*Exercise aim:*
Search the data below for the string "this". Extract every line that contains it.

*Working data:*

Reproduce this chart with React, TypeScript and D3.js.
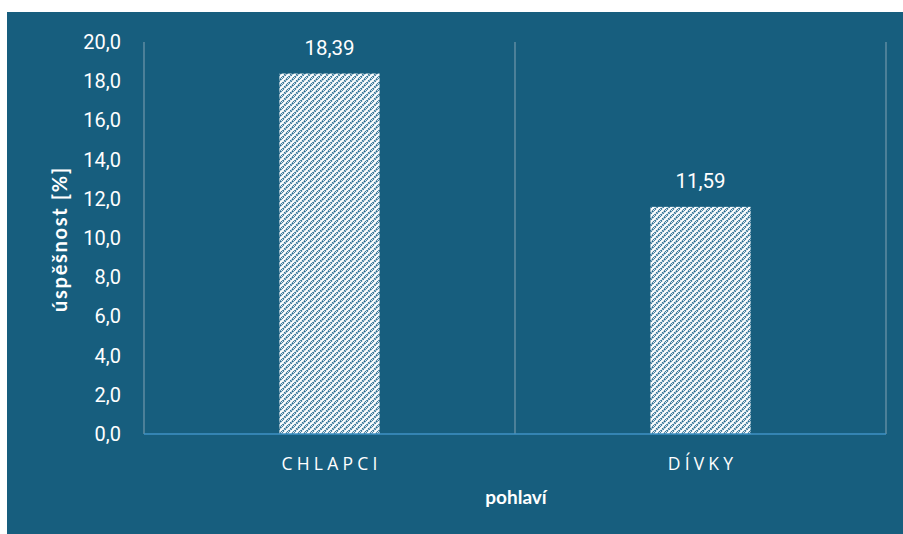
...
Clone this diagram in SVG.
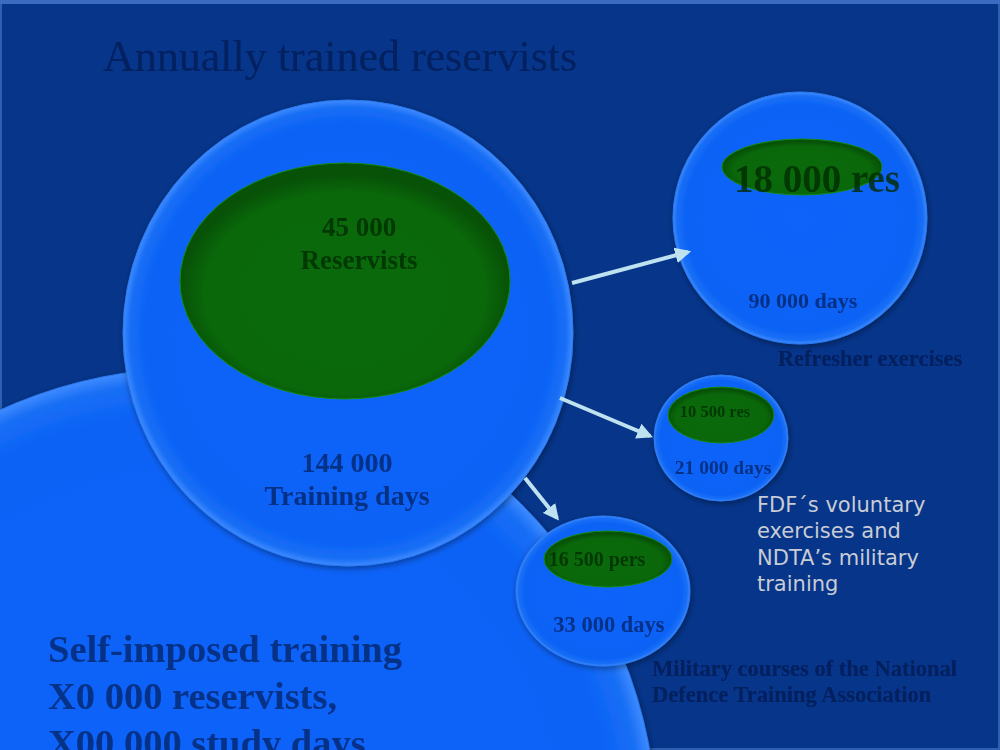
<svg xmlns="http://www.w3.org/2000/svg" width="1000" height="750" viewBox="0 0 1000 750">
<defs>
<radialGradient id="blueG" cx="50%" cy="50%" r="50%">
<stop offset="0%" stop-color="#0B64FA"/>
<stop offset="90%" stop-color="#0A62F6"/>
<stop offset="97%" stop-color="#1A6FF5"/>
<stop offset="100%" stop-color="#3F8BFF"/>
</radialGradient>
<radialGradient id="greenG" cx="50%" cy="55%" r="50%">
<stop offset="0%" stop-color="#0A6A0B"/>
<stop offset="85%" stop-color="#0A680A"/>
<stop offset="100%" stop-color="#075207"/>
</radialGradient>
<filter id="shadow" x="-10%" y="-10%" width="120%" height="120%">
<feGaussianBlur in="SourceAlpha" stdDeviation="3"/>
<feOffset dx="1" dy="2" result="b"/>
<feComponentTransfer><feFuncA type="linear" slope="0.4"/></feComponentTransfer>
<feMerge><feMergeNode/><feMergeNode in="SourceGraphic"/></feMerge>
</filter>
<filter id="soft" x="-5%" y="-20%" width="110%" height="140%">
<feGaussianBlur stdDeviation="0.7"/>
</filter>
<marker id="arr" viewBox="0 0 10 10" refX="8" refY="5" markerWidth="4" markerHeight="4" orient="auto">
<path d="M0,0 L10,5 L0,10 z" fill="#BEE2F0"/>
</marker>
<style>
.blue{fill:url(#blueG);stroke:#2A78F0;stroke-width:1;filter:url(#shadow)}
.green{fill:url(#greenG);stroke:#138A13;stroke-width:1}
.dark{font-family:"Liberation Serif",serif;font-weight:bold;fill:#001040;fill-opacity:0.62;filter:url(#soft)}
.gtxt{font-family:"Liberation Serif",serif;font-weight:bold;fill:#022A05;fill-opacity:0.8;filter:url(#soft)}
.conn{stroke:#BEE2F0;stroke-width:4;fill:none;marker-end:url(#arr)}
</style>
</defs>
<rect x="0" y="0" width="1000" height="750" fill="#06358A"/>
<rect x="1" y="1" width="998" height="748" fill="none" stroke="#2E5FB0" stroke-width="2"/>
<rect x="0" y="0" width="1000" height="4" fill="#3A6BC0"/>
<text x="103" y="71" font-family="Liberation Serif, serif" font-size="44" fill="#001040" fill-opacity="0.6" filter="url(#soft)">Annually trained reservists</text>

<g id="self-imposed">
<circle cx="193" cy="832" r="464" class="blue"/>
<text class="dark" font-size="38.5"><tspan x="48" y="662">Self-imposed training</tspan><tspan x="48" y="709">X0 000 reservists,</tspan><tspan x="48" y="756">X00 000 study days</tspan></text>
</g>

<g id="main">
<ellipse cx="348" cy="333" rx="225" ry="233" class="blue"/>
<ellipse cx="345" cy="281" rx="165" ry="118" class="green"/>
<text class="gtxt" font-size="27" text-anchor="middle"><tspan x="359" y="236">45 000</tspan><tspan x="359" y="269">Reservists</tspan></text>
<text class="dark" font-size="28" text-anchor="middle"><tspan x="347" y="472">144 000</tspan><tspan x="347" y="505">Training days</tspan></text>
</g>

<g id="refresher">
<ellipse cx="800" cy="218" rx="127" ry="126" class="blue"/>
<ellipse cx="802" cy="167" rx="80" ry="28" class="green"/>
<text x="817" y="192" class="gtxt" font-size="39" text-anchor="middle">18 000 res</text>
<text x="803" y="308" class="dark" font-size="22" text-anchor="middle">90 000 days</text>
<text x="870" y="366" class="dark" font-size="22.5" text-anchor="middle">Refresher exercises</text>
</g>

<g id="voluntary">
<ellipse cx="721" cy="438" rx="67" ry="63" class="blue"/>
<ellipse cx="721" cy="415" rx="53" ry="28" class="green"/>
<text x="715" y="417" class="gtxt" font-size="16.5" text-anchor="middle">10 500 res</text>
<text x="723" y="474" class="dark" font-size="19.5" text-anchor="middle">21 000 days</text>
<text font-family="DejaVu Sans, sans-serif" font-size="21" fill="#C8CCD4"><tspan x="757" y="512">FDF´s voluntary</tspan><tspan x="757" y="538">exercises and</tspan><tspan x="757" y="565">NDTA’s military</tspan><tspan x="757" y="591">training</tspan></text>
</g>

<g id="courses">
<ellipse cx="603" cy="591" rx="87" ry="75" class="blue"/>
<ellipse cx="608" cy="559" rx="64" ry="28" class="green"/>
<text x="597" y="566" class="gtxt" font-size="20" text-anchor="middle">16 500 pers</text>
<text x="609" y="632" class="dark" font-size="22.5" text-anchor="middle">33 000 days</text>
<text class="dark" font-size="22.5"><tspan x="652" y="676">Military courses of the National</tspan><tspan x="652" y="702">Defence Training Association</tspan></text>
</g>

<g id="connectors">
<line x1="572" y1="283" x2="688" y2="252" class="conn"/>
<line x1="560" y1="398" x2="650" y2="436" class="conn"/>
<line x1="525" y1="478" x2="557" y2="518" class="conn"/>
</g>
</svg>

*The answer:*
Reproduce this chart with React, TypeScript and D3.js.
Clone this diagram in SVG.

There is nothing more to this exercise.